Now, I believe there is an even deeper and more subtle cause of the permanent attack on marriage. If marriage is distorted to the point that we are incapable of understanding it as an act of self-giving, how will we be able to understand that supreme act of self-giving that was Christ's death on the Cross? The mystery of the Cross is meant to be the archetype (the model) of conjugal love since it is its most perfect realization. It is there that Christ gives Himself to His Church in the way that a man is supposed to give himself to his wife. That is why Saint Paul, when speaking of the sacrament of marriage, refers it to Christ and His Church (Efesians, chapter 5, verse 32). Hence, the war against marriage, in the spiritual realm, is truly a war against the Cross.

These mysteries of our Faith go beyond our understanding and require something which will help us grasp them.
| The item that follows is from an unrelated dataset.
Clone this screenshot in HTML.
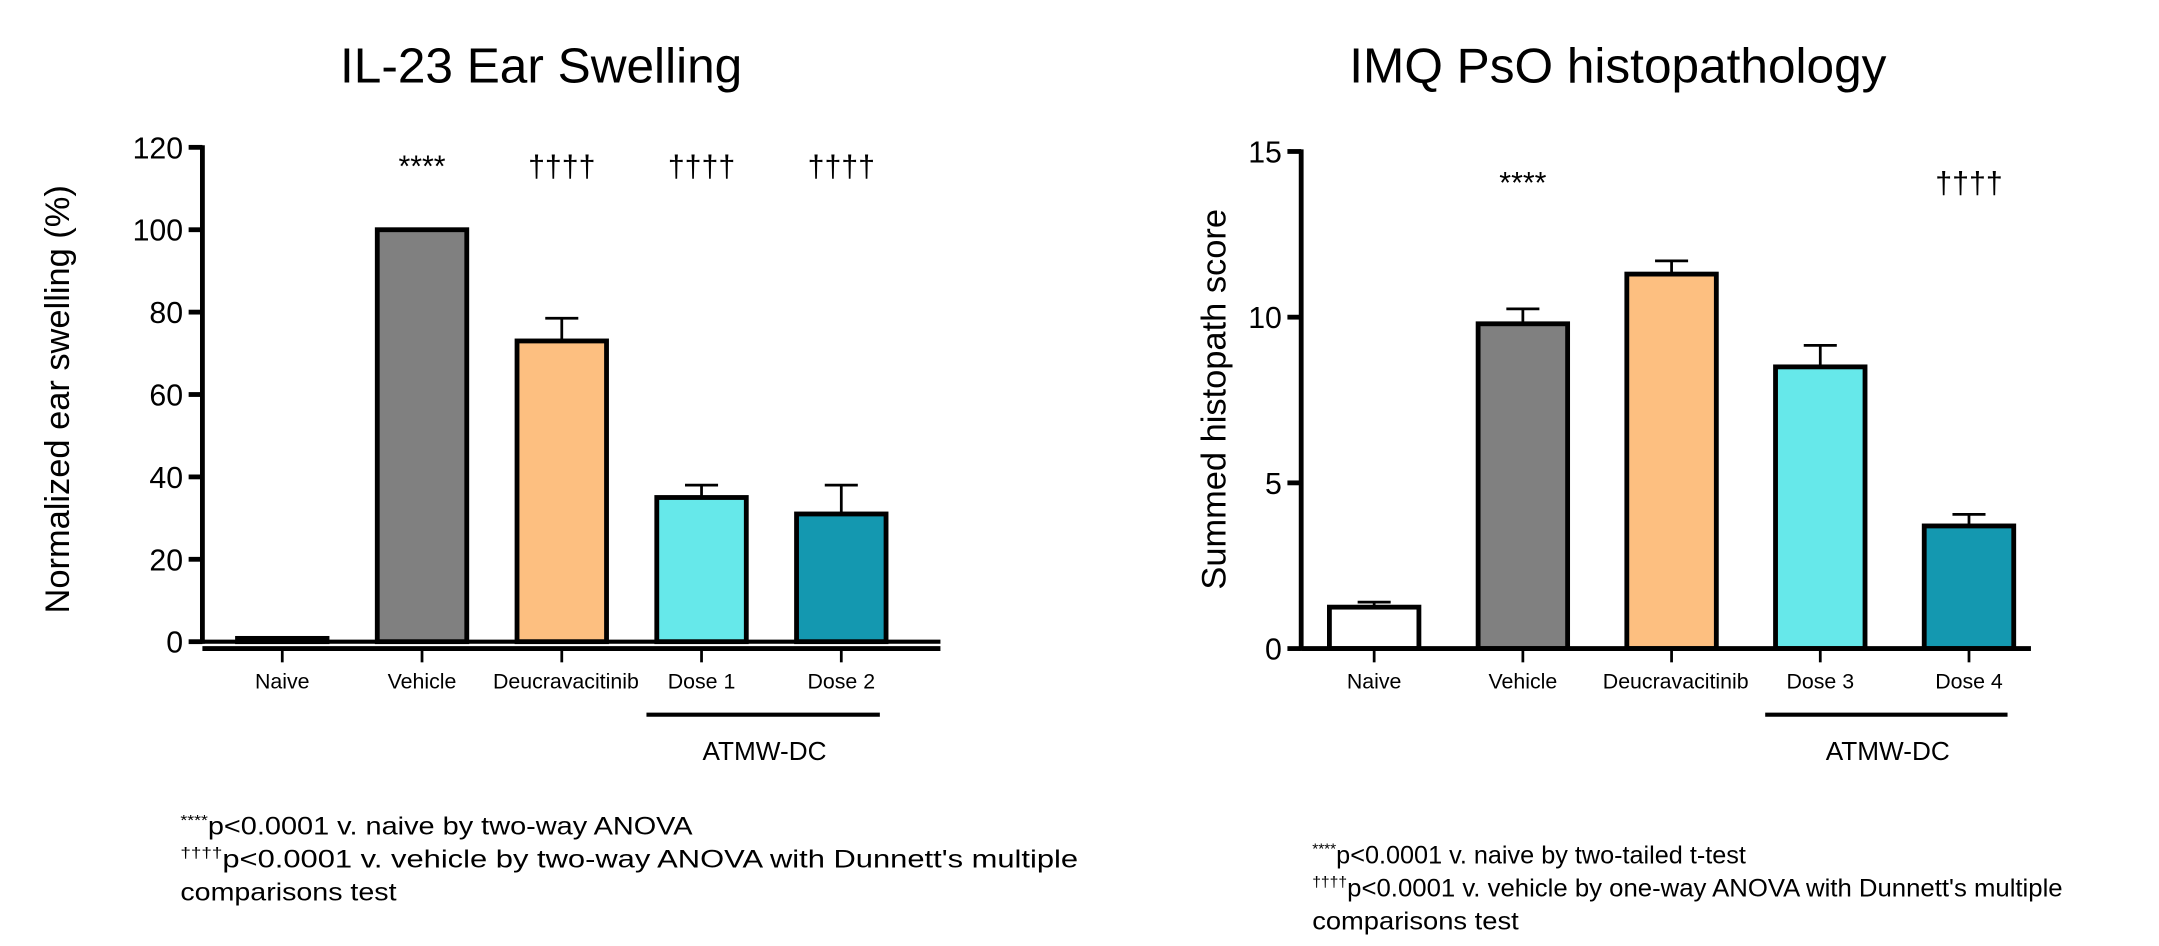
<!DOCTYPE html>
<html><head><meta charset="utf-8"><style>
html,body{margin:0;padding:0;background:#fff;}
svg{display:block;font-family:"Liberation Sans",Arial,sans-serif;}
</style></head><body>
<svg id="fig" width="2159" height="946" viewBox="0 0 1568 687" preserveAspectRatio="none" xmlns="http://www.w3.org/2000/svg">
<rect width="1568" height="687" fill="#fff"/>
</svg>
<script>
// ---- data ----
const leftCategories = ["Naive","Vehicle","Deucravacitinib","Dose 1","Dose 2"];
const leftValues = [0.8, 100, 73, 35, 31];
const leftErrors = [0, 0, 5.5, 3, 7];
const leftSig = ["", "****", "††††", "††††", "††††"];
const leftTicks = [0,20,40,60,80,100,120];

const rightCategories = ["Naive","Vehicle","Deucravacitinib","Dose 3","Dose 4"];
const rightValues = [1.25, 9.8, 11.3, 8.5, 3.7];
const rightErrors = [0.15, 0.45, 0.4, 0.65, 0.35];
const rightSig = ["", "****", "", "", "††††"];
const rightTicks = [0,5,10,15];

const barColors = ["#ffffff","#808080","#fdbf80","#66e8ea","#1498b0"];

const svg = document.getElementById('fig');
const NS = "http://www.w3.org/2000/svg";
function mk(tag, attrs, parent){
  const e = document.createElementNS(NS, tag);
  for (const k in attrs) e.setAttribute(k, attrs[k]);
  (parent||svg).appendChild(e);
  return e;
}

function drawChart(cfg){
  const g = mk('g', {});
  
  
  const y = v => cfg.y0 - (v - 0) / cfg.ymax * (cfg.y0 - cfg.yTop);
  const x = i => cfg.x0 + cfg.step * i;

  const t = mk('text', {x: cfg.titleX, y: 60, 'font-size': 36, 'text-anchor': 'middle', fill: '#000'}, g);
  t.textContent = cfg.title;
  
  

  const yl = mk('text', {x: 0, y: 0, 'font-size': 25, 'text-anchor': 'middle', transform: `translate(${cfg.ylabX},${cfg.ylabY}) rotate(-90)`}, g);
  yl.textContent = cfg.ylabel;
  
  

  const ax = mk('line', {x1: cfg.axisX, x2: cfg.axisX, y1: y(cfg.ymax) - 1.5, y2: cfg.y0 + 1.5, stroke: '#000', 'stroke-width': 3.5}, g);
  
  
  cfg.ticks.forEach(v => {
    const tk = mk('line', {x1: cfg.axisX - 10, x2: cfg.axisX, y1: y(v), y2: y(v), stroke: '#000', 'stroke-width': 3.5}, g);
    
    
    const tl = mk('text', {x: cfg.axisX - 14, y: y(v) + 8, 'font-size': 22, 'text-anchor': 'end'}, g);
    tl.textContent = v;
    
    
  });

  cfg.values.forEach((v, i) => {
    const cx = x(i), w = cfg.barW;
    const top = y(v);
    if (cfg.errors[i] > 0) {
      const ey = y(v + cfg.errors[i]);
      const el = mk('path', {d: `M${cx},${top} V${ey} M${cx-12},${ey} H${cx+12}`, stroke: '#000', 'stroke-width': 2, fill: 'none'}, g);
      
      
    }
    const r = mk('rect', {x: cx - w/2, y: top, width: w, height: Math.max(cfg.y0 - top, 0.5), fill: barColors[i], stroke: '#000', 'stroke-width': 3.5}, g);
    
    
    if (cfg.sig[i]) {
      const s = mk('text', {x: cx, y: cfg.sigY, 'font-size': 22, 'text-anchor': 'middle'}, g);
      s.textContent = cfg.sig[i];
      
      
    }
    const tk = mk('line', {x1: cx, x2: cx, y1: cfg.xAxisY, y2: cfg.xAxisY + 10, stroke: '#000', 'stroke-width': 2}, g);
    
    
    const lb = mk('text', {x: cx + (cfg.cats[i] === 'Deucravacitinib' ? 3 : 0), y: 500, 'font-size': 15.5, 'text-anchor': 'middle'}, g);
    lb.textContent = cfg.cats[i];
    
    
  });

  const xa = mk('line', {x1: cfg.axisX, x2: cfg.xEnd, y1: cfg.xAxisY, y2: cfg.xAxisY, stroke: '#000', 'stroke-width': 3.5}, g);
  
  
  if (cfg.xAxisY !== cfg.y0) {
    const zl = mk('line', {x1: cfg.axisX, x2: cfg.xEnd, y1: cfg.y0, y2: cfg.y0, stroke: '#000', 'stroke-width': 3}, g);
    
    
  }

  const gl = mk('line', {x1: x(3) - 40, x2: x(4) + 28, y1: 519, y2: 519, stroke: '#000', 'stroke-width': 3}, g);
  
  
  const gt = mk('text', {x: (x(3) + x(4)) / 2 - 5, y: 552, 'font-size': 19, 'text-anchor': 'middle'}, g);
  gt.textContent = 'ATMW-DC';
  
  

  cfg.notes.forEach((n, k) => {
    const ft = mk('text', {x: cfg.noteX, y: cfg.noteY + k * 24, 'font-size': 18, textLength: n[2], lengthAdjust: 'spacingAndGlyphs'}, g);
    if (n[0]) {
      const sp = mk('tspan', {'font-size': 11, dy: -7}, ft);
      sp.textContent = n[0];
      const rest = mk('tspan', {dy: 7}, ft);
      rest.textContent = n[1];
    } else ft.textContent = n[1];
    
    
  });
}

drawChart({
  name: 'il23-ear-swelling-chart', title: 'IL-23 Ear Swelling', titleX: 393,
  ylabel: 'Normalized ear swelling  (%)', ylabX: 50, ylabY: 290,
  axisX: 147, y0: 466, yTop: 107, ymax: 120, ticks: leftTicks,
  x0: 205, step: 101.5, barW: 65, xAxisY: 471, xEnd: 683,
  cats: leftCategories, values: leftValues, errors: leftErrors, sig: leftSig, sigY: 128,
  noteX: 131, noteY: 606,
  notes: [["****","p<0.0001 v. naive by two-way ANOVA", 372],["††††","p<0.0001 v. vehicle by two-way ANOVA with Dunnett's multiple", 652],["","comparisons test", 157]]
});
drawChart({
  name: 'imq-pso-histopathology-chart', title: 'IMQ PsO histopathology', titleX: 1175,
  ylabel: 'Summed histopath score', ylabX: 890, ylabY: 290,
  axisX: 945, y0: 471, yTop: 110, ymax: 15, ticks: rightTicks,
  x0: 998, step: 108, barW: 65, xAxisY: 471, xEnd: 1475,
  cats: rightCategories, values: rightValues, errors: rightErrors, sig: rightSig, sigY: 140,
  noteX: 953, noteY: 627,
  notes: [["****","p<0.0001 v. naive by two-tailed t-test", 315],["††††","p<0.0001 v. vehicle by one-way ANOVA with Dunnett's multiple", 545],["","comparisons test", 150]]
});
</script>
</body></html>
We need an image. That is marriage's purpose. If that image is distorted to seem something which it is not, then it will no longer be pointing towards a reality, but towards a lie. So many people today follow this altered image and are led astray. This image has been corrupted to such an extent that it has become, for many, devoid of meaning. As a consequence, they see no harm in altering it even more or in ridding the world of it entirely. I do not think they are aware of what they are doing and they probably do not do it with evil intentions, yet, they must be stopped. It is the duty of all Catholics to defend marriage because, by defending it, we are defending the Cross.